Reproduce nothing but the lines from the start of the material through the line that includes "const height = H", both ends included, and omit every picture.

Source material start

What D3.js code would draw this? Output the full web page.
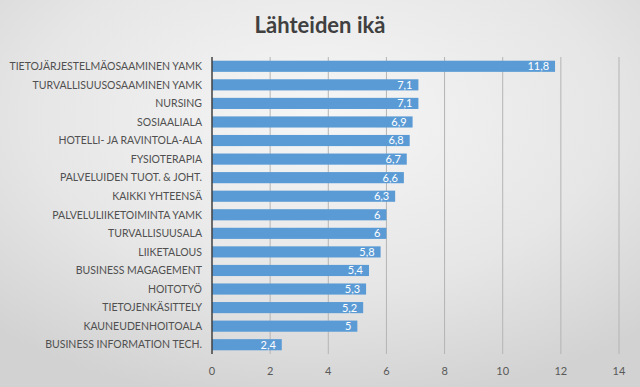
<!DOCTYPE html>
<html>
<head>
<meta charset="utf-8">
<script src="https://cdn.jsdelivr.net/npm/d3@7"></script>
<style>
  html, body { margin: 0; padding: 0; }
  body { width: 640px; height: 387px; overflow: hidden; }
</style>
</head>
<body>
<div id="chart"></div>
<script>
// data
const categories = [
  "TIETOJÄRJESTELMÄOSAAMINEN YAMK",
  "TURVALLISUUSOSAAMINEN YAMK",
  "NURSING",
  "SOSIAALIALA",
  "HOTELLI- JA RAVINTOLA-ALA",
  "FYSIOTERAPIA",
  "PALVELUIDEN TUOT. & JOHT.",
  "KAIKKI YHTEENSÄ",
  "PALVELULIIKETOIMINTA YAMK",
  "TURVALLISUUSALA",
  "LIIKETALOUS",
  "BUSINESS MAGAGEMENT",
  "HOITOTYÖ",
  "TIETOJENKÄSITTELY",
  "KAUNEUDENHOITOALA",
  "BUSINESS INFORMATION TECH."
];
const values = [11.8, 7.1, 7.1, 6.9, 6.8, 6.7, 6.6, 6.3, 6, 6, 5.8, 5.4, 5.3, 5.2, 5, 2.4];
const xTicks = [0, 2, 4, 6, 8, 10, 12, 14];

const W = 640, H = 387;
const margin = {top: 57, left: 212, right: 21, bottom: 33};
const width = W - margin.left - margin.right;
const height = H - margin.top - margin.bottom;

const svg = d3.select("#chart").append("svg")
  .attr("width", W).attr("height", H);

// background
const defs = svg.append("defs");
const grad = defs.append("radialGradient")
  .attr("id", "bg").attr("cx", "50%").attr("cy", "30%").attr("r", "75%");
grad.append("stop").attr("offset", "0%").attr("stop-color", "#f6f6f6");
grad.append("stop").attr("offset", "60%").attr("stop-color", "#e6e6e6");
grad.append("stop").attr("offset", "100%").attr("stop-color", "#d2d2d2");
svg.append("rect").attr("width", W).attr("height", H).attr("fill", "url(#bg)");

svg.append("text")
  .attr("x", W / 2).attr("y", 33)
  .attr("text-anchor", "middle")
  .style("font-family", "Lato, 'Open Sans', sans-serif")
  .style("font-weight", "bold")
  .style("font-size", "22px")
  .attr("fill", "#404040")
  .text("Lähteiden ikä");

const g = svg.append("g").attr("transform", `translate(${margin.left},${margin.top})`);

const x = d3.scaleLinear().domain([0, 14]).range([0, width]);
const y = d3.scaleBand().domain(categories).range([0, height]).paddingInner(0.4).paddingOuter(0.2);

// gridlines
g.selectAll(".grid").data(xTicks.slice(1)).join("line")
  .attr("x1", d => x(d)).attr("x2", d => x(d))
  .attr("y1", 0).attr("y2", height)
  .attr("stroke", "#b4b4b4").attr("stroke-width", 1);

// bars
g.selectAll(".bar").data(values).join("rect")
  .attr("x", 0)
  .attr("y", (d, i) => y(categories[i]))
  .attr("width", d => x(d))
  .attr("height", y.bandwidth())
  .attr("fill", "#5b9bd5");

// value labels
g.selectAll(".val").data(values).join("text")
  .attr("x", d => x(d) - 6)
  .attr("y", (d, i) => y(categories[i]) + y.bandwidth() / 2)
  .attr("dy", "0.36em")
  .attr("text-anchor", "end")
  .style("font-family", "Lato, 'Open Sans', sans-serif")
  .style("font-size", "11px")
  .attr("fill", "#ffffff")
  .text(d => String(d).replace(".", ","));

// y axis line
g.append("line")
  .attr("x1", 0).attr("x2", 0).attr("y1", 0).attr("y2", height)
  .attr("stroke", "#404040").attr("stroke-width", 1.5);

// category labels
g.selectAll(".cat").data(categories).join("text")
  .attr("x", -10)
  .attr("y", d => y(d) + y.bandwidth() / 2)
  .attr("dy", "0.36em")
  .attr("text-anchor", "end")
  .style("font-family", "Lato, 'Open Sans', sans-serif")
  .style("font-size", "10.5px")
  .attr("fill", "#505050")
  .text(d => d);

// x tick labels
g.selectAll(".xt").data(xTicks).join("text")
  .attr("x", d => x(d))
  .attr("y", height + 17)
  .attr("dy", "0.36em")
  .attr("text-anchor", "middle")
  .style("font-family", "Lato, 'Open Sans', sans-serif")
  .style("font-size", "11px")
  .attr("fill", "#595959")
  .text(d => d);
</script>
</body>
</html>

Source material end

● Output of the task
What D3.js code would draw this? Output the full web page.
<!DOCTYPE html>
<html>
<head>
<meta charset="utf-8">
<script src="https://cdn.jsdelivr.net/npm/d3@7"></script>
<style>
  html, body { margin: 0; padding: 0; }
  body { width: 640px; height: 387px; overflow: hidden; }
</style>
</head>
<body>
<div id="chart"></div>
<script>
// data
const categories = [
  "TIETOJÄRJESTELMÄOSAAMINEN YAMK",
  "TURVALLISUUSOSAAMINEN YAMK",
  "NURSING",
  "SOSIAALIALA",
  "HOTELLI- JA RAVINTOLA-ALA",
  "FYSIOTERAPIA",
  "PALVELUIDEN TUOT. & JOHT.",
  "KAIKKI YHTEENSÄ",
  "PALVELULIIKETOIMINTA YAMK",
  "TURVALLISUUSALA",
  "LIIKETALOUS",
  "BUSINESS MAGAGEMENT",
  "HOITOTYÖ",
  "TIETOJENKÄSITTELY",
  "KAUNEUDENHOITOALA",
  "BUSINESS INFORMATION TECH."
];
const values = [11.8, 7.1, 7.1, 6.9, 6.8, 6.7, 6.6, 6.3, 6, 6, 5.8, 5.4, 5.3, 5.2, 5, 2.4];
const xTicks = [0, 2, 4, 6, 8, 10, 12, 14];

const W = 640, H = 387;
const margin = {top: 57, left: 212, right: 21, bottom: 33};
const width = W - margin.left - margin.right;
const height = H - margin.top - margin.bottom;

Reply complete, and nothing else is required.